Andrew Brown (@andrewbrown365)

At the beginning of the month new regulations were introduced which should mean that local authorities and the substance misuse services they commission are better equipped to prevent deaths from opioid overdose.

Photo: intropin on Flickr

Photo: intropin on Flickr (CC BY-NC 2.0)

Naloxone, a medicine that reverses the effects of opioid overdose, can now be given to current and former heroin users, their family and friends, and anyone who is likely to witness an overdose (such as homeless hostel staff).

The last two years have seen rises in the number of deaths caused by heroin (from 579 in 2012 to 952 in 2014) meaning that action to reverse this trend is urgently needed.

The change in regulations follows careful assessment by the government’s Advisory Committee for the Misuse of Drugs which concluded that:

“… naloxone provision is an evidence-based intervention, which can save lives. Naloxone provision fits with other measures to promote recovery by encouraging drug users to engage with treatment services, and ultimately, keep them alive until they are in recovery.”

Making naloxone more widely available in the community is also endorsed by the World Health Organisation.  They recommend that:

“… people who are likely to witness an opioid overdose, including people who use opioids, and their family and friends should be given access to naloxone and training in its use so that they can respond to opioid overdose in an emergency if a medical response is not available.”

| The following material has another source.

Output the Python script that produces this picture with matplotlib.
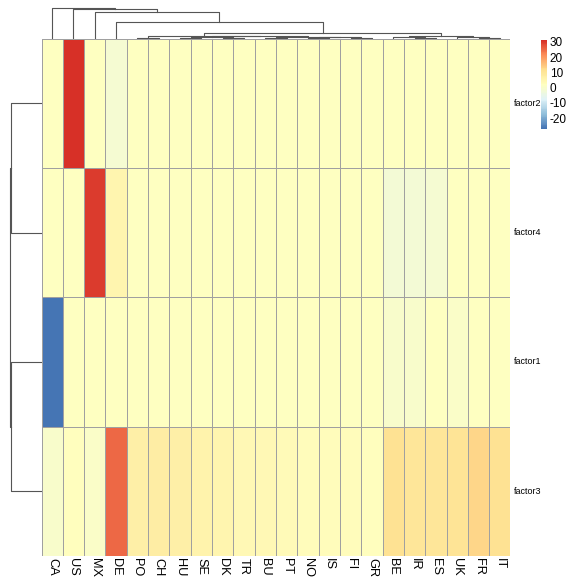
import matplotlib
matplotlib.use("Agg")
import numpy as np
import matplotlib.pyplot as plt
from matplotlib.colors import LinearSegmentedColormap, Normalize
from matplotlib.cm import ScalarMappable

plt.rcParams['font.family'] = ['Liberation Sans', 'DejaVu Sans']
plt.rcParams['axes.unicode_minus'] = False

countries = ["CA", "US", "MX", "DE", "PO", "CH", "HU", "SE", "DK", "TR", "BU",
             "PT", "NO", "IS", "FI", "GR", "BE", "IR", "ES", "UK", "FR", "IT"]
factors = ["factor2", "factor4", "factor1", "factor3"]

#            CA     US    MX    DE    PO   CH   HU   SE   DK   TR   BU   PT   NO   IS   FI   GR   BE    IR    ES   UK   FR   IT
factor2 = [1.5, 31.3, 1.8, -1.2, 1.8, 1.9, 1.8, 1.9, 1.8, 1.9, 1.8, 1.8, 1.9, 1.8, 1.8, 1.9, 1.6, 1.7, 1.8, 1.8, 1.9, 1.8]
factor4 = [1.8, 1.6, 30.0, 5.2, 2.0, 2.0, 2.0, 1.9, 2.0, 2.0, 2.0, 1.9, 1.8, 1.9, 1.8, 2.0, -1.5, -1.5, -1.0, 1.8, 1.8, 1.8]
factor1 = [-27.2, 2.0, 2.0, 2.0, 2.0, 2.0, 2.0, 2.0, 2.0, 2.0, 2.0, 2.0, 2.0, 2.0, 2.0, 2.0, 0.0, 0.0, 1.5, 0.5, 1.8, 1.8]
factor3 = [0.0, 2.2, 0.3, 25.2, 7.0, 7.5, 6.9, 5.7, 5.3, 4.3, 4.0, 3.8, 3.0, 2.8, 2.7, 2.5, 10.9, 9.8, 10.0, 10.7, 12.6, 11.0]

# dendrograms as (left, right, merge height)
col_d1 = (("PO", "CH", 1.0),
          ((("HU", "SE", 0.8), ("DK", "TR", 0.9), 1.8),
           (("BU", "PT", 0.6), (("NO", "IS", 0.5), ("FI", "GR", 0.7), 1.2), 1.5), 2.2), 2.6)
col_d2 = (("BE", ("IR", "ES", 0.8), 1.6), ("UK", ("FR", "IT", 0.9), 1.4), 2.5)
col_tree = ("CA", ("US", ("MX", ("DE", (col_d1, col_d2, 5.5), 16.5), 26.5), 29.5), 30.5)
row_tree = (("factor2", "factor4", 30.3), ("factor1", "factor3", 31.0), 31.7)

data = np.array([factor2, factor4, factor1, factor3])
pal = ["#4575B4", "#91BFDB", "#E0F3F8", "#FFFFBF", "#FEE090", "#FC8D59", "#D73027"]
cmap = LinearSegmentedColormap.from_list("rdylbu", pal, N=100)
norm = Normalize(vmin=data.min(), vmax=data.max())

W, H = 573, 584
fig = plt.figure(figsize=(W / 100, H / 100), dpi=100)


def px_axes(x0, y0, x1, y1):
    return fig.add_axes([x0 / W, 1 - y1 / H, (x1 - x0) / W, (y1 - y0) / H])


hx0, hx1, hy0, hy1 = 41.5, 510.5, 38.5, 556
ax = px_axes(hx0, hy0, hx1, hy1)
ax.pcolormesh(data, cmap=cmap, norm=norm, edgecolors="#a0a0a0", linewidth=0.6)
ax.set_xlim(0, len(countries))
ax.set_ylim(len(factors), 0)
ax.axis("off")
for j, c in enumerate(countries):
    ax.text(j + 0.5, len(factors) + 0.015, c, rotation=270, ha="center", va="top",
            fontsize=9.2, transform=ax.transData)
for i, f in enumerate(factors):
    ax.text(len(countries) + 0.15, i + 0.5, f, ha="left", va="center", fontsize=6.5)


def draw_tree(a, node, pos, top):
    if isinstance(node, str):
        return pos[node], 0.0
    left, right, h = node
    xl, hl = draw_tree(a, left, pos, top)
    xr, hr = draw_tree(a, right, pos, top)
    if top:
        a.plot([xl, xl, xr, xr], [hl, h, h, hr], color="#555555", lw=0.8)
    else:
        a.plot([hl, h, h, hr], [xl, xl, xr, xr], color="#555555", lw=0.8)
    return (xl + xr) / 2, h


tax = px_axes(hx0, 0, hx1, hy0)
draw_tree(tax, col_tree, {c: j + 0.5 for j, c in enumerate(countries)}, True)
tax.set_xlim(0, len(countries))
tax.set_ylim(0, hy0)
tax.axis("off")

lax = px_axes(0, hy0, hx0, hy1)
draw_tree(lax, row_tree, {f: i + 0.5 for i, f in enumerate(factors)}, False)
lax.set_xlim(hx0, 0)
lax.set_ylim(len(factors), 0)
lax.axis("off")

cax = px_axes(541, 40, 547, 129)
cb = fig.colorbar(ScalarMappable(norm=norm, cmap=cmap), cax=cax, ticks=[-20, -10, 0, 10, 20, 30])
cb.outline.set_visible(False)
cax.tick_params(length=0, labelsize=8.5, pad=2)

fig.savefig("out.png", dpi=100)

The Making Every Adult Matter coalition welcomes the new regulations, which make it possible for any drug treatment service to supply the medicine without a prescription.

We know that people who have recently been released from prison, who are homeless, and those who relapse after a period of abstinence are all at enhanced risk of overdose, and that should they or those close to them have access to naloxone fewer are likely to die.

We hope that:

  • Commissioners in local authorities ensure that naloxone is part of the service specification for drug treatment providers, and require services working with people experiencing multiple needs to introduce procedures and training that allow it to be provided.
  • Drug treatment providers work with those providing services for people with multiple needs to ensure wider access to naloxone in high risk communities, and provide appropriate training for this group of people and those who work with them.
  • Organisations working with people with multiple needs in other sectors assess what actions they can take to reduce overdose deaths amongst those they work with including the provision of naloxone and the associated training.
  • People who are at risk of overdose ask their drug treatment provider, needle exchange, or other services whether they can access naloxone through them.

This legislation is only the first step, but if action follows then lives will be saved. This will allow more people to live long enough to recover from opiate dependency.